Why travel fundraising feels harder than it has to

Travel costs create pressure because they arrive as a lump sum. Families feel it all at once. Coaches feel it because it affects participation. And organizers feel it because fundraising suddenly has a deadline and no runway. When there’s a big invoice and only two weeks to cover it, every ask feels urgent, emotional, and uncomfortable.

The fix is simple: stop thinking of travel as “one big bill” and start treating it like a fund you build intentionally. When you spread the effort across a month or two—rather than compressing it into a panic week—you get better results and a better experience for everyone.

Step 1: Name the real travel goal (and make it tangible)

Instead of saying “help us travel,” define what travel actually means. The clearer the goal, the easier it is for supporters to picture the impact and say yes. Strong travel goals sound like this:

  • “$6,000 by March 1 for tournament registration + team travel support.”
  • “$4,500 to offset hotel and transportation for 40 athletes.”
  • “Fund 12 travel scholarships so no athlete sits out.”

Travel campaigns perform best when donors understand the impact quickly. Supporters want to imagine the team getting to compete—not guess what the money does. When the goal is specific, giving feels purposeful instead of abstract.

Step 2: Break the big goal into friendly micro-goals

Big goals can feel intimidating. Micro-goals feel doable. They create momentum, and momentum drives donations. Break your travel goal into smaller wins like:

  • “Raise $600 this week for entry fees.”
  • “Fund 10 travel scholarships at $250 each.”
  • “Hit 100 donors for the travel fund.”

Micro-goals also make your progress updates more exciting. “We funded 3 out of 12 scholarships” feels like a story unfolding. “We’re still short” feels like a problem that never ends. People love helping when they can see the team moving forward.

Step 3: Use a mixed-gift strategy (so everyone can participate)

Not everyone can give $250 in one go, especially in January. If your campaign only celebrates large gifts, you’ll miss the majority of your community. You need a strategy that welcomes small donors and makes them feel valued.
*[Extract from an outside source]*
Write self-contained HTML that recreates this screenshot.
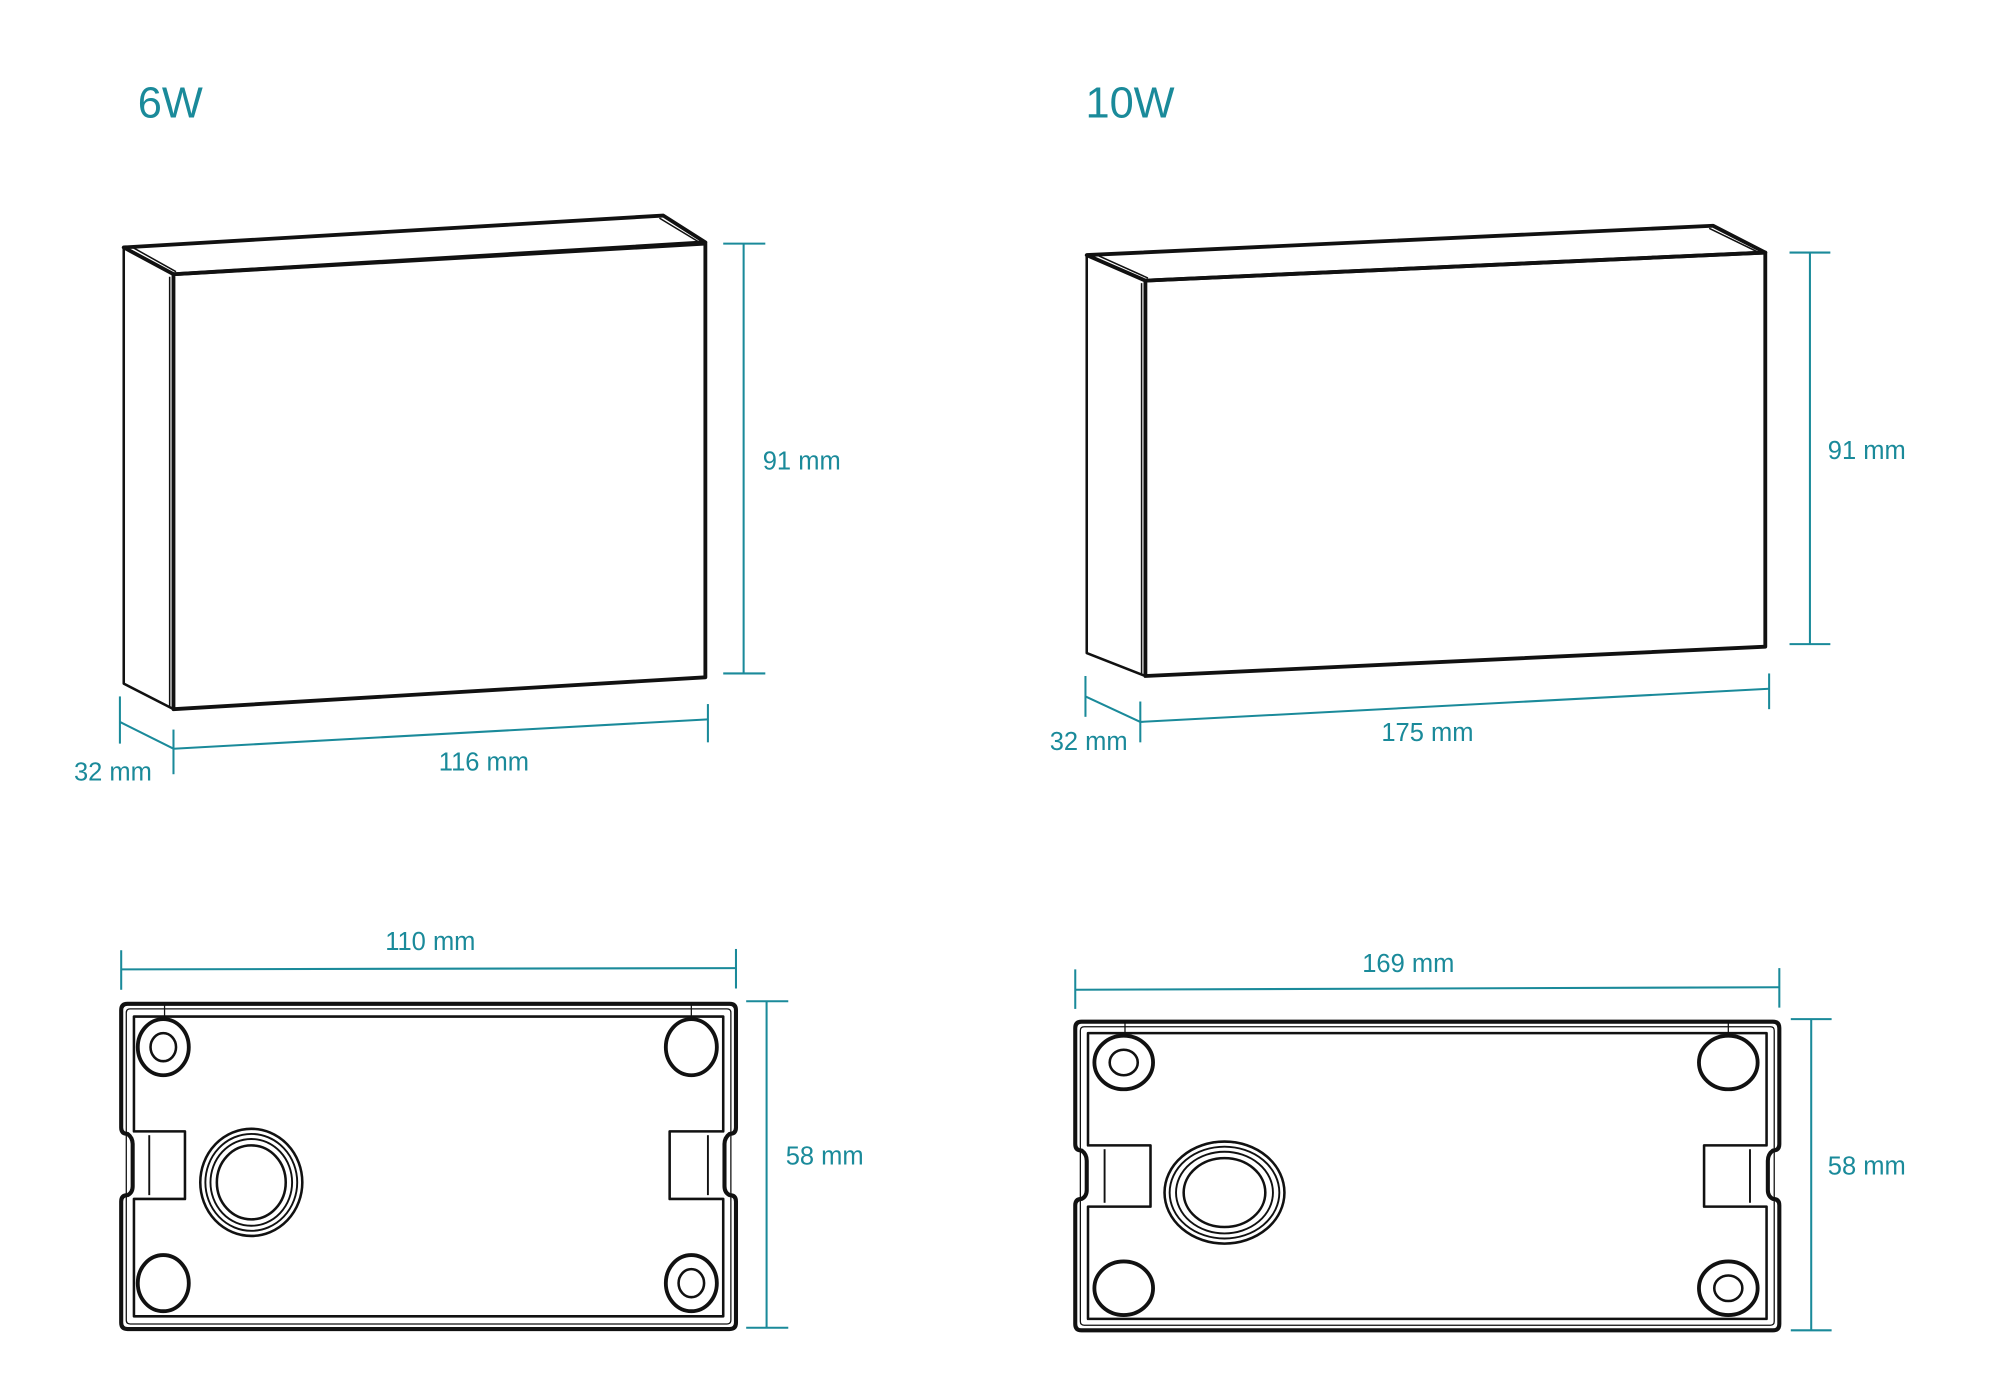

A mixed-gift strategy includes:

  • Suggested amounts ($10 / $25 / $50 / $100)
  • A donor-count goal (“Help us reach 150 supporters”)
  • A simple option for small participation (like round-ups or “sponsor a meal” style giving)

The goal is participation. Small gifts aren’t “small” when they’re repeated across a community. One person gives $25. Another gives $10. Fifty people give $5. It adds up faster than you think and it expands your base for future fundraisers.

Step 4: Make travel fundraising shareable (not awkward)

Your families shouldn’t need to write a custom fundraising essay every time they share the campaign. If you want people to share, remove the mental work. Give them a copy/paste message that feels normal to send:

“Hi! Our team is building a travel fund for spring tournaments so every athlete can participate. Any amount helps, and quick small gifts are a great way to join. Link: [link]”

Short. Clear. Easy to send. When sharing is easy, families actually do it. And when families actually share, your campaign grows beyond the same small circle of supporters.

Step 5: Keep the fundraiser short, then keep the fund running

A travel fundraiser works best as a short burst. Run a 10-day travel fund campaign to build momentum and get quick traction. Then keep the travel fund open as an ongoing option for supporters who want to give later. That’s how you avoid restarting from zero every season.

Think of it like conditioning: you don’t train only the week before the tournament. You build steadily so you’re ready when the moment comes.

Travel should be exciting, not stressful. The teams that fund travel well aren’t luckier—they’re more intentional. Name a clear goal, break it into micro-goals, invite all gift sizes, and make sharing effortless. Run a short campaign for energy, then keep the travel fund available so support can continue over time. When travel fundraising is structured, it stops feeling like a crisis—and starts feeling like a community win.